Center for Biological Diversity

For Immediate Release, May 9, 2018

Contact: Emily Jeffers, (510) 844-7109, ejeffers@biologicaldiversity.org

Texas Residents Urge Rejection of World's Largest Plastics Plant

TUCSON, Ariz.— The Center for Biological Diversity and more than 1,100 Texas residents are demanding that Texas regulators reconsider issuing a wastewater permit to a project that would be the world’s largest plastics plant.

The facility, funded by ExxonMobil and the Saudi Arabian government, would discharge more than 13 million gallons a day of toxic wastewater. It will exceed legal pollution standards, as the Center notes in a petition filed today with the Texas Commission on Environmental Quality.

The plant, which would receive more than $1 billion in state tax breaks, would “crack” the ethane in natural gas to produce almost 2 million tons of ethylene and polyethylene annually. Polyethylene pellets are the basic building blocks of plastic products. The Texas plant is part of a multibillion-dollar push by the fossil fuel industry to increase global plastic production by 40 percent over the next decade.

“This facility will dump millions of gallons of toxic wastewater a day into beautiful Corpus Christi Bay. That’s right in the middle of critical habitat for endangered whooping cranes,” said Emily Jeffers, an attorney with the Center. “Texas and its wildlife will pay a heavy price just to produce more cheap plastic that will litter our oceans and landscapes. Texans don’t want toxins in their bays and rivers, and they don’t want plastics polluting our oceans and seafood.”

Today is the deadline for concerned citizens to request the commission reconsider its April 9 decision to issue a wastewater permit for the plastic plant. The Center, along with over 1,148 Texas residents who supported the Center’s online petition, submitted a request for reconsideration. In addition to the wastewater permit, the facility must obtain several air permits.

It will also contribute to plastic pollution, which has become so pervasive that plastic is expected to outweigh all the fish in the sea by 2050. Marine plastic pollution affected at least 267 species, including 86 percent of sea turtle species and 43 percent of marine mammal species. Large whales are often found with bellies full of plastic after they die.
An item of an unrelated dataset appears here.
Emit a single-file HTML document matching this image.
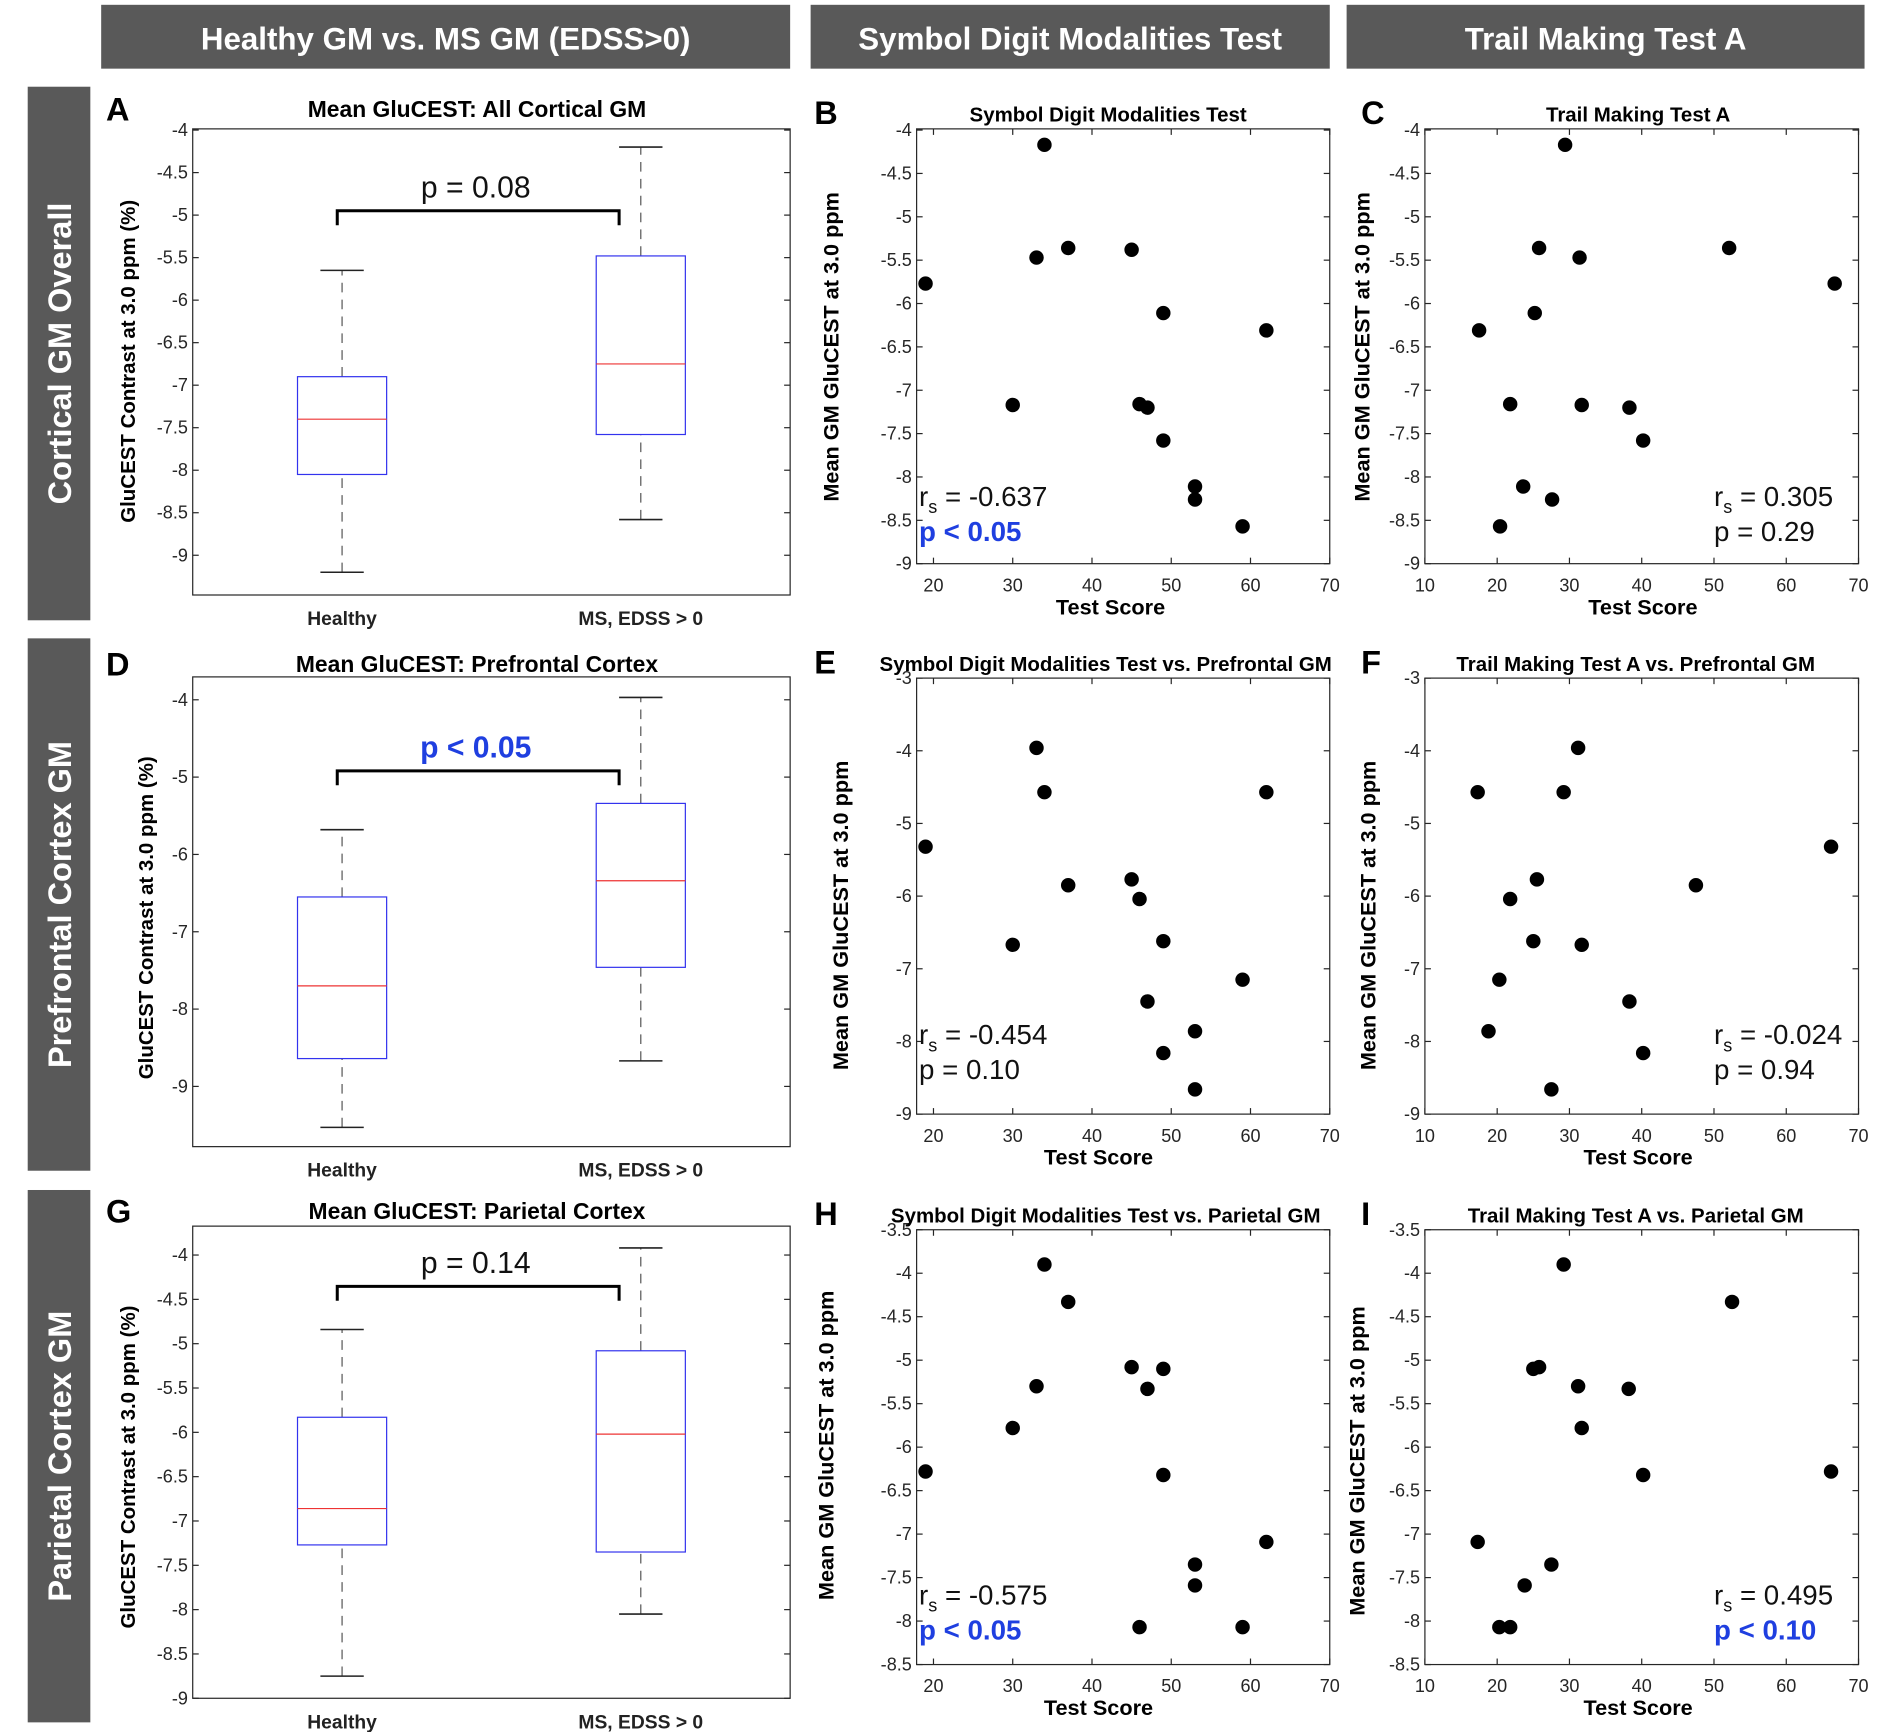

Little bits of plastic get mistaken for food and eaten by fish, sea turtles, birds and other wildlife. These animals often choke on the items, or experience feelings of fullness and then starve to death.

Plastic also attracts and absorbs toxic chemicals from the marine environment, increasing the hazards to any animal that eats them, including those higher on the food chain, including humans. Other animals become entangled in plastic garbage and drown.

The Center for Biological Diversity is a national, nonprofit conservation organization with more than 1.6 million members and online activists dedicated to the protection of endangered species and wild places.